__REQUIREMENTS__
Reproduce the records below exactly as they appear, omitting any pictures they contain.
..........
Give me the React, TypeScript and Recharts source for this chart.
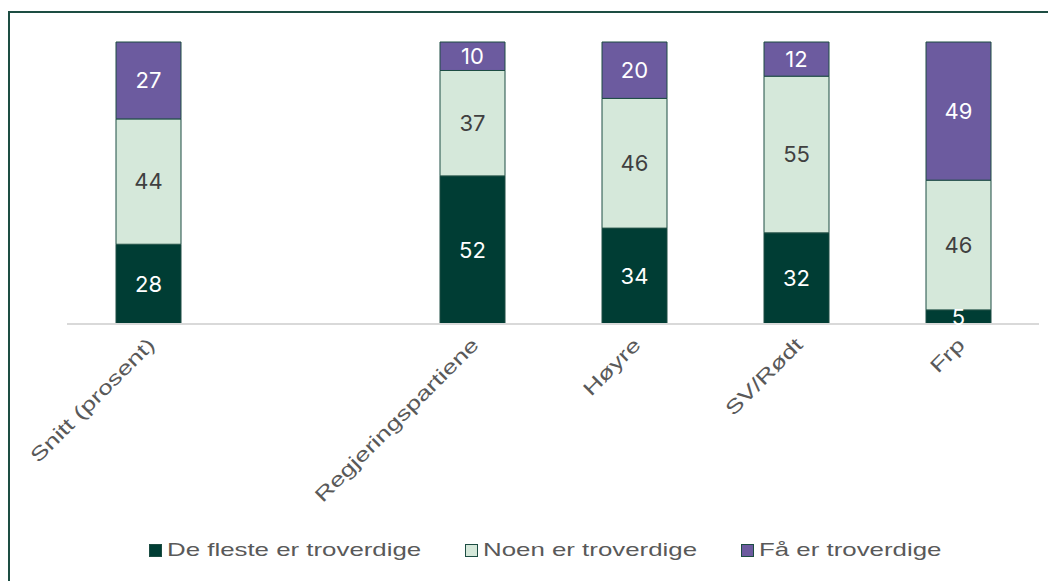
import React from "react";
import { BarChart, Bar, XAxis, YAxis, Legend, LabelList } from "recharts";

// kategorier (en tom plass mellom snitt og partiene)
const kategorier = ["Snitt (prosent)", "", "Regjeringspartiene", "Høyre", "SV/Rødt", "Frp"];
const deFleste = [28, null, 52, 34, 32, 5];
const noen = [44, null, 37, 46, 55, 46];
const faa = [27, null, 10, 20, 12, 49];
const serieNavn = ["De fleste er troverdige", "Noen er troverdige", "Få er troverdige"];

const data = kategorier.map((navn, i) => ({
  navn,
  deFleste: deFleste[i],
  noen: noen[i],
  faa: faa[i],
}));

const MORK = "#003d34";
const LYS = "#d5e8da";
const LILLA = "#6c5b9f";
const KANT = "#1d4d43";
const farger = [MORK, LYS, LILLA];

const FONT = "'Liberation Sans', Arial, sans-serif";
const STREKK = 1.36; // teksten i originalen er strukket i bredden

let ctx: CanvasRenderingContext2D | null = null;
const maalTekst = (tekst: string, px: number) => {
  if (!ctx) ctx = document.createElement("canvas").getContext("2d");
  if (!ctx) return tekst.length * px * 0.5;
  ctx.font = `${px}px 'Liberation Sans'`;
  return ctx.measureText(tekst).width;
};

const Tick = (props: any) => {
  const { x, y, payload } = props;
  return (
    <text
      transform={`translate(${x + 8}, ${y + 14}) rotate(-45) scale(${STREKK}, 1)`}
      textAnchor="end"
      fill="#595959"
      fontSize={19.5}
      fontFamily={FONT}
    >
      {payload.value}
    </text>
  );
};

const Forklaring = () => (
  <div style={{ display: "flex", justifyContent: "center", alignItems: "center", fontFamily: FONT, fontSize: 19, color: "#595959", paddingRight: 16 }}>
    {serieNavn.map((navn, i) => (
      <div key={navn} style={{ display: "flex", alignItems: "center", marginRight: i < 2 ? 44 : 0 }}>
        <span style={{ width: 11, height: 11, background: farger[i], border: `1.5px solid ${KANT}`, marginRight: 5 }} />
        <span style={{ display: "inline-block", width: maalTekst(navn, 19) * STREKK, whiteSpace: "nowrap" }}>
          <span style={{ display: "inline-block", transform: `scaleX(${STREKK})`, transformOrigin: "left center" }}>{navn}</span>
        </span>
      </div>
    ))}
  </div>
);

const App: React.FC = () => {
  return (
    <div
      style={{
        width: 1042,
        height: 600,
        border: `2px solid ${KANT}`,
        borderBottom: "none",
        marginTop: 3,
        position: "relative",
      }}
    >
      <BarChart
        width={1040}
        height={590}
        data={data}
        margin={{ top: 29, right: 11, left: 57, bottom: 42 }}
        barSize={65}
        stackOffset="expand"
      >
        <XAxis
          dataKey="navn"
          tick={<Tick />}
          tickLine={false}
          axisLine={{ stroke: "#d9d9d9", strokeWidth: 2 }}
          height={215}
          interval={0}
        />
        <YAxis hide domain={[0, 1]} />
        <Legend verticalAlign="bottom" content={<Forklaring />} />
        <Bar dataKey="deFleste" name={serieNavn[0]} stackId="a" fill={MORK} stroke={KANT} strokeWidth={1} isAnimationActive={false}>
          <LabelList dataKey="deFleste" position="center" fill="#ffffff" fontSize={22} fontFamily="Inter, sans-serif" />
        </Bar>
        <Bar dataKey="noen" name={serieNavn[1]} stackId="a" fill={LYS} stroke={KANT} strokeWidth={1} isAnimationActive={false}>
          <LabelList dataKey="noen" position="center" fill="#404040" fontSize={22} fontFamily="Inter, sans-serif" />
        </Bar>
        <Bar dataKey="faa" name={serieNavn[2]} stackId="a" fill={LILLA} stroke={KANT} strokeWidth={1} isAnimationActive={false}>
          <LabelList dataKey="faa" position="center" fill="#ffffff" fontSize={22} fontFamily="Inter, sans-serif" />
        </Bar>
      </BarChart>
    </div>
  );
};

export default App;
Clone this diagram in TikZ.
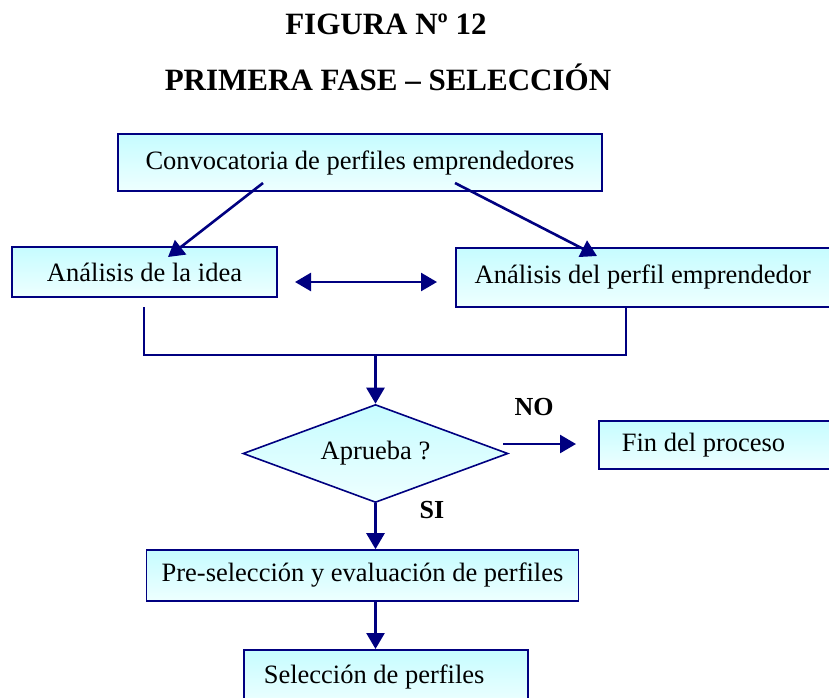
..........
__THE SOLUTION__
Give me the React, TypeScript and Recharts source for this chart.
import React from "react";
import { BarChart, Bar, XAxis, YAxis, Legend, LabelList } from "recharts";

// kategorier (en tom plass mellom snitt og partiene)
const kategorier = ["Snitt (prosent)", "", "Regjeringspartiene", "Høyre", "SV/Rødt", "Frp"];
const deFleste = [28, null, 52, 34, 32, 5];
const noen = [44, null, 37, 46, 55, 46];
const faa = [27, null, 10, 20, 12, 49];
const serieNavn = ["De fleste er troverdige", "Noen er troverdige", "Få er troverdige"];

const data = kategorier.map((navn, i) => ({
  navn,
  deFleste: deFleste[i],
  noen: noen[i],
  faa: faa[i],
}));

const MORK = "#003d34";
const LYS = "#d5e8da";
const LILLA = "#6c5b9f";
const KANT = "#1d4d43";
const farger = [MORK, LYS, LILLA];

const FONT = "'Liberation Sans', Arial, sans-serif";
const STREKK = 1.36; // teksten i originalen er strukket i bredden

let ctx: CanvasRenderingContext2D | null = null;
const maalTekst = (tekst: string, px: number) => {
  if (!ctx) ctx = document.createElement("canvas").getContext("2d");
  if (!ctx) return tekst.length * px * 0.5;
  ctx.font = `${px}px 'Liberation Sans'`;
  return ctx.measureText(tekst).width;
};

const Tick = (props: any) => {
  const { x, y, payload } = props;
  return (
    <text
      transform={`translate(${x + 8}, ${y + 14}) rotate(-45) scale(${STREKK}, 1)`}
      textAnchor="end"
      fill="#595959"
      fontSize={19.5}
      fontFamily={FONT}
    >
      {payload.value}
    </text>
  );
};

const Forklaring = () => (
  <div style={{ display: "flex", justifyContent: "center", alignItems: "center", fontFamily: FONT, fontSize: 19, color: "#595959", paddingRight: 16 }}>
    {serieNavn.map((navn, i) => (
      <div key={navn} style={{ display: "flex", alignItems: "center", marginRight: i < 2 ? 44 : 0 }}>
        <span style={{ width: 11, height: 11, background: farger[i], border: `1.5px solid ${KANT}`, marginRight: 5 }} />
        <span style={{ display: "inline-block", width: maalTekst(navn, 19) * STREKK, whiteSpace: "nowrap" }}>
          <span style={{ display: "inline-block", transform: `scaleX(${STREKK})`, transformOrigin: "left center" }}>{navn}</span>
        </span>
      </div>
    ))}
  </div>
);

const App: React.FC = () => {
  return (
    <div
      style={{
        width: 1042,
        height: 600,
        border: `2px solid ${KANT}`,
        borderBottom: "none",
        marginTop: 3,
        position: "relative",
      }}
    >
      <BarChart
        width={1040}
        height={590}
        data={data}
        margin={{ top: 29, right: 11, left: 57, bottom: 42 }}
        barSize={65}
        stackOffset="expand"
      >
        <XAxis
          dataKey="navn"
          tick={<Tick />}
          tickLine={false}
          axisLine={{ stroke: "#d9d9d9", strokeWidth: 2 }}
          height={215}
          interval={0}
        />
        <YAxis hide domain={[0, 1]} />
        <Legend verticalAlign="bottom" content={<Forklaring />} />
        <Bar dataKey="deFleste" name={serieNavn[0]} stackId="a" fill={MORK} stroke={KANT} strokeWidth={1} isAnimationActive={false}>
          <LabelList dataKey="deFleste" position="center" fill="#ffffff" fontSize={22} fontFamily="Inter, sans-serif" />
        </Bar>
        <Bar dataKey="noen" name={serieNavn[1]} stackId="a" fill={LYS} stroke={KANT} strokeWidth={1} isAnimationActive={false}>
          <LabelList dataKey="noen" position="center" fill="#404040" fontSize={22} fontFamily="Inter, sans-serif" />
        </Bar>
        <Bar dataKey="faa" name={serieNavn[2]} stackId="a" fill={LILLA} stroke={KANT} strokeWidth={1} isAnimationActive={false}>
          <LabelList dataKey="faa" position="center" fill="#ffffff" fontSize={22} fontFamily="Inter, sans-serif" />
        </Bar>
      </BarChart>
    </div>
  );
};

export default App;
Clone this diagram in TikZ.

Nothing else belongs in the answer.